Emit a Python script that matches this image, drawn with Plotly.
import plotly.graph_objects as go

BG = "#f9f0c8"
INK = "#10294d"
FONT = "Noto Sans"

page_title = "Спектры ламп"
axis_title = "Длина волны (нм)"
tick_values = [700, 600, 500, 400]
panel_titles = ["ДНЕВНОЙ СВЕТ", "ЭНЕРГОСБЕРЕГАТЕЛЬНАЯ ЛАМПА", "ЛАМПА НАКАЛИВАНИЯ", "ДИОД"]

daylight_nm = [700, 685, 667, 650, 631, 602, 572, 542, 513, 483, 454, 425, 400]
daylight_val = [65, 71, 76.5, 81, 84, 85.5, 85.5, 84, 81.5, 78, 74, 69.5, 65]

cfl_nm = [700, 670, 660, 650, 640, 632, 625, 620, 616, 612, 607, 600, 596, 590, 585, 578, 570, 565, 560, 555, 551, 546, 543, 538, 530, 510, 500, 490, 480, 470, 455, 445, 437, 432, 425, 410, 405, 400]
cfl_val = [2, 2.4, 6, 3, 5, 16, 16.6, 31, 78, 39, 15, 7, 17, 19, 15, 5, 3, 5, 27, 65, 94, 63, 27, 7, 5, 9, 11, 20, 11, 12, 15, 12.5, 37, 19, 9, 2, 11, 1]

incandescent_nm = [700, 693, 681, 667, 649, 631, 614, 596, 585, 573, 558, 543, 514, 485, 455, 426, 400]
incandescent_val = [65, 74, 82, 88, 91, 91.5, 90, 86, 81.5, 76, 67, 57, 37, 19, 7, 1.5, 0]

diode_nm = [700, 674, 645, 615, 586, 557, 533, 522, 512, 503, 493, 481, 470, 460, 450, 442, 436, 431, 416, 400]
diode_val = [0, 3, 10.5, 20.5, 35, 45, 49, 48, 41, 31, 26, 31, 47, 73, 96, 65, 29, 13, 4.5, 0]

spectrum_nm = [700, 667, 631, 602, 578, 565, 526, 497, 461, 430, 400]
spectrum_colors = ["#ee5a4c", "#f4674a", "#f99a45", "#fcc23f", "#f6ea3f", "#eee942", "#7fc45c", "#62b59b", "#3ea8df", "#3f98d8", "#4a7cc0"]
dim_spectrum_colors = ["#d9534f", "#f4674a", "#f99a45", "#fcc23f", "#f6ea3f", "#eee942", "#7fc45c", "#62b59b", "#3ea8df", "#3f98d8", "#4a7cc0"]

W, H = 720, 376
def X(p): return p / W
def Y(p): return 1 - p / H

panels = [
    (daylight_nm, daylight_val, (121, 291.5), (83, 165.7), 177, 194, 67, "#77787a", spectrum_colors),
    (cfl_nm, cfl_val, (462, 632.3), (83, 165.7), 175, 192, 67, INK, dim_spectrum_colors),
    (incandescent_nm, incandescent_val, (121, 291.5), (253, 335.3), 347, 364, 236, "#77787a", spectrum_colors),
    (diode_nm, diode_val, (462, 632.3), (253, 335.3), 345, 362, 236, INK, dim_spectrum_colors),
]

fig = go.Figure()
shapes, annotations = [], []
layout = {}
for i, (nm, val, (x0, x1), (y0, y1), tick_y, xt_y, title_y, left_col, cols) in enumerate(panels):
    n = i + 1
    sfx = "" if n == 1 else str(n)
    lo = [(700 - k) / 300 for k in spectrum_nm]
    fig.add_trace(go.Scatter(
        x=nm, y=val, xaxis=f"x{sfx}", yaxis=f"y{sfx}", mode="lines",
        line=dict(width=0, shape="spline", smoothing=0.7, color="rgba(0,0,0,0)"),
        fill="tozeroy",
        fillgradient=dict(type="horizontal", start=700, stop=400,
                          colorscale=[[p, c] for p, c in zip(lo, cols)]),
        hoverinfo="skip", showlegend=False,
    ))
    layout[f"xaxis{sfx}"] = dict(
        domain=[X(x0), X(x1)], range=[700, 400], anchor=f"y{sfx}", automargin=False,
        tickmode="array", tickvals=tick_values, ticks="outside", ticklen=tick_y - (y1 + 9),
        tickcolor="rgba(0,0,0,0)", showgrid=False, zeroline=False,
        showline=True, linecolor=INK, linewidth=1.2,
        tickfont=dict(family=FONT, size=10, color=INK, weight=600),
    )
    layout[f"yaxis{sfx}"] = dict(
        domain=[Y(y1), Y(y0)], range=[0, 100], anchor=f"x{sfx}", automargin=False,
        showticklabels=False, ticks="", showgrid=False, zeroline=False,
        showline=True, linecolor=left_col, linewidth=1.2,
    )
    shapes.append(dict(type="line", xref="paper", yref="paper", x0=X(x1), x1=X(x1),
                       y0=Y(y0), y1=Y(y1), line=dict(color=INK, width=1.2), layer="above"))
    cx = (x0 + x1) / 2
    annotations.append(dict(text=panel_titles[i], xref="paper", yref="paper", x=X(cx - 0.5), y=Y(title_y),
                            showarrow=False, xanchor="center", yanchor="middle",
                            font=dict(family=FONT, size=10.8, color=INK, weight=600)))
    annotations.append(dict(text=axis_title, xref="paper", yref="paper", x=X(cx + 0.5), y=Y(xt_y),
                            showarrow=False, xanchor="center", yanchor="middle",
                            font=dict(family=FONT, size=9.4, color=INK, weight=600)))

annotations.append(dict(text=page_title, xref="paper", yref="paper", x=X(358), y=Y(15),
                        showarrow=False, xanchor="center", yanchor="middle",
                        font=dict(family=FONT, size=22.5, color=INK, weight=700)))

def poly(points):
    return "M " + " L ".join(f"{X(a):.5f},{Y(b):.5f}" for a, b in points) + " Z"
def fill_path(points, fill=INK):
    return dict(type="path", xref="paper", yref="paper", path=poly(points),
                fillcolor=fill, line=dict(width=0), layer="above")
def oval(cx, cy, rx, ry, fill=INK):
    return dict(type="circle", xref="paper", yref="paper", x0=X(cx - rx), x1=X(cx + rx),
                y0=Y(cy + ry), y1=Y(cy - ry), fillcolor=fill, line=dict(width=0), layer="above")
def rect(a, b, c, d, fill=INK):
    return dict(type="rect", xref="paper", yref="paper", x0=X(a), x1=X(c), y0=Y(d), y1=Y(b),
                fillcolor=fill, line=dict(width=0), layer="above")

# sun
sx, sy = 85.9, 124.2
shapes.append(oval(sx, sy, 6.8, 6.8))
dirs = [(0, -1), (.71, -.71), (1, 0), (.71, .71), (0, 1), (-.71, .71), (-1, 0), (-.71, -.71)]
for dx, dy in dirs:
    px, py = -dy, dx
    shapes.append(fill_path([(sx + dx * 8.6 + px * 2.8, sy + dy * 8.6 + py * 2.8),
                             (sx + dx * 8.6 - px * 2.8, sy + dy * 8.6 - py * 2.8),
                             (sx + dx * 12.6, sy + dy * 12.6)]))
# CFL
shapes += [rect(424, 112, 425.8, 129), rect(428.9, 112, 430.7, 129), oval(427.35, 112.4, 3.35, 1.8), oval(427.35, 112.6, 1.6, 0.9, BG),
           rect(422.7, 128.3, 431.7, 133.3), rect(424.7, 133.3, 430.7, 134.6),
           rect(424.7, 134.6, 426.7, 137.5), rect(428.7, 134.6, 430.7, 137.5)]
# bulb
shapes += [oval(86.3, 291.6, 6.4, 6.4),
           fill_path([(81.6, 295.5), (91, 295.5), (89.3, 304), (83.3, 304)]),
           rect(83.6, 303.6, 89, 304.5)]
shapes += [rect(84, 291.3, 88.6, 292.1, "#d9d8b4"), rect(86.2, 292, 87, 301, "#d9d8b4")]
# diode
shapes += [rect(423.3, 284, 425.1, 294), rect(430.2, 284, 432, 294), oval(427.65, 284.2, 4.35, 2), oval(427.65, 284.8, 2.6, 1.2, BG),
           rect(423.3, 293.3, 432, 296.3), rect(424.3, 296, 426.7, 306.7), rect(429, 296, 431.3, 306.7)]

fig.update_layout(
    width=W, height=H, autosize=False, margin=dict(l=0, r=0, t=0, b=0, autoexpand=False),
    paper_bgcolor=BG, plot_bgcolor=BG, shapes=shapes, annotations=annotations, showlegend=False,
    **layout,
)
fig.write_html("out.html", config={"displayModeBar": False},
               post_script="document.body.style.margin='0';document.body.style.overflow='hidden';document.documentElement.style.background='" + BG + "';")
________________________
Exercise:
Take the lines above from the first through the one containing "def Y(p): return 1 - p / H" and reproduce them exactly; include nothing else.

Response:
Emit a Python script that matches this image, drawn with Plotly.
import plotly.graph_objects as go

BG = "#f9f0c8"
INK = "#10294d"
FONT = "Noto Sans"

page_title = "Спектры ламп"
axis_title = "Длина волны (нм)"
tick_values = [700, 600, 500, 400]
panel_titles = ["ДНЕВНОЙ СВЕТ", "ЭНЕРГОСБЕРЕГАТЕЛЬНАЯ ЛАМПА", "ЛАМПА НАКАЛИВАНИЯ", "ДИОД"]

daylight_nm = [700, 685, 667, 650, 631, 602, 572, 542, 513, 483, 454, 425, 400]
daylight_val = [65, 71, 76.5, 81, 84, 85.5, 85.5, 84, 81.5, 78, 74, 69.5, 65]

cfl_nm = [700, 670, 660, 650, 640, 632, 625, 620, 616, 612, 607, 600, 596, 590, 585, 578, 570, 565, 560, 555, 551, 546, 543, 538, 530, 510, 500, 490, 480, 470, 455, 445, 437, 432, 425, 410, 405, 400]
cfl_val = [2, 2.4, 6, 3, 5, 16, 16.6, 31, 78, 39, 15, 7, 17, 19, 15, 5, 3, 5, 27, 65, 94, 63, 27, 7, 5, 9, 11, 20, 11, 12, 15, 12.5, 37, 19, 9, 2, 11, 1]

incandescent_nm = [700, 693, 681, 667, 649, 631, 614, 596, 585, 573, 558, 543, 514, 485, 455, 426, 400]
incandescent_val = [65, 74, 82, 88, 91, 91.5, 90, 86, 81.5, 76, 67, 57, 37, 19, 7, 1.5, 0]

diode_nm = [700, 674, 645, 615, 586, 557, 533, 522, 512, 503, 493, 481, 470, 460, 450, 442, 436, 431, 416, 400]
diode_val = [0, 3, 10.5, 20.5, 35, 45, 49, 48, 41, 31, 26, 31, 47, 73, 96, 65, 29, 13, 4.5, 0]

spectrum_nm = [700, 667, 631, 602, 578, 565, 526, 497, 461, 430, 400]
spectrum_colors = ["#ee5a4c", "#f4674a", "#f99a45", "#fcc23f", "#f6ea3f", "#eee942", "#7fc45c", "#62b59b", "#3ea8df", "#3f98d8", "#4a7cc0"]
dim_spectrum_colors = ["#d9534f", "#f4674a", "#f99a45", "#fcc23f", "#f6ea3f", "#eee942", "#7fc45c", "#62b59b", "#3ea8df", "#3f98d8", "#4a7cc0"]

W, H = 720, 376
def X(p): return p / W
def Y(p): return 1 - p / H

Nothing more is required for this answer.